I made my kids take everything with them--including their giant lit books--and we trundled ourselves off to the cafeteria, where I continued my lesson.
Ten minutes later, there was an announcement to the whole school:
"Students and teachers, we have been asked by the gas company to evacuate. Please use your fire drill exits and make your way to the football stadium."
Once again, I made my kids take everything with them, and we headed out into the arctic chill where we would try not to die of either gas poisoning or hypothermia. Fortunately, I managed to keep all 21 of mine together, and I made them sit together in the stadium, too because, as I told one of my students, "What if you go off to who-knows-where and come back pregnant? Who are your parents going to call?" She assured me that her parents would be calling the funeral home, as she would be dead, but I didn't let her go sit with her friends anyway.
We were outside for about 45 minutes; the temperature was about 36 degrees. I only had my long-sleeved shirt, no jacket, and a kid from another of my classes said, "Ms. Flower! You sick! You gonna have to stay home again." I heartily agreed with him.
The kids again proved just how great they are: the entire student body was outside, but they all sat down, nobody started smoking or selling drugs or sexually harrassing or killing. Probably that couldn't have happened at other schools in our area.
Eventually we were sent back to class, and I managed to make it in spite of having developed a nasty case of walking pneumonia. I immediately texted my mom and asked her to call the board; I strongly felt that we should not have to go to school in a gaseous environment.

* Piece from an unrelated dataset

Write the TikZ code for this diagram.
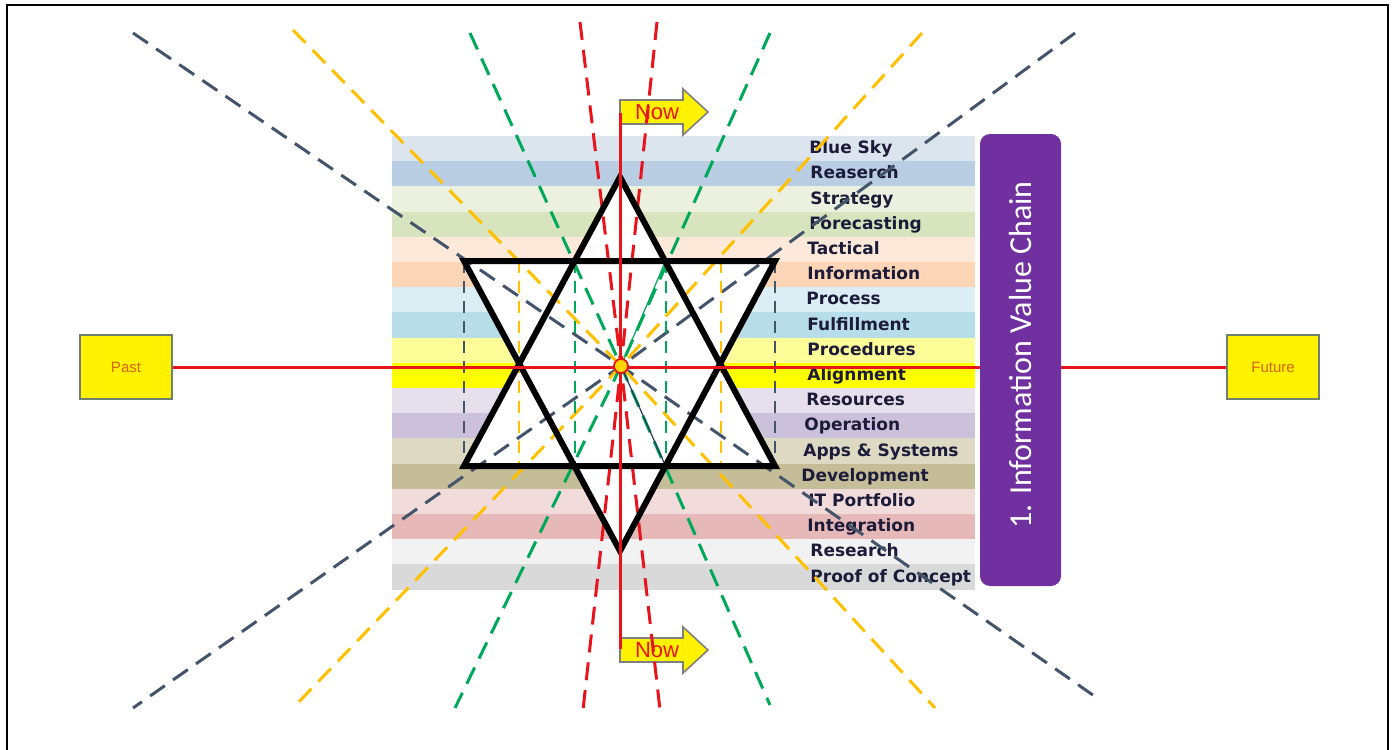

Still, the board (in all its wisdom) decided that we had to stay, even though all the Mecca schools in the county got out just a few weeks before on account of a water shortage. "Not having water doesn't kill people," I pointed out in my (fake) deposition, "Gas DOES." Especially when your classroom is four doors down from the gas leak. And by "your," I definitely mean "my."
We finished the rest of the day in school, grudgingly. I'm not going to say that I didn't complain, or that I'm done complaining, because that would be a big fat lie. (And, as my father pointed out to me recently, I hold a grudge.)
So we were almost gassed to death, frozen to death, then gassed to death again. Just another day at Randomville High School.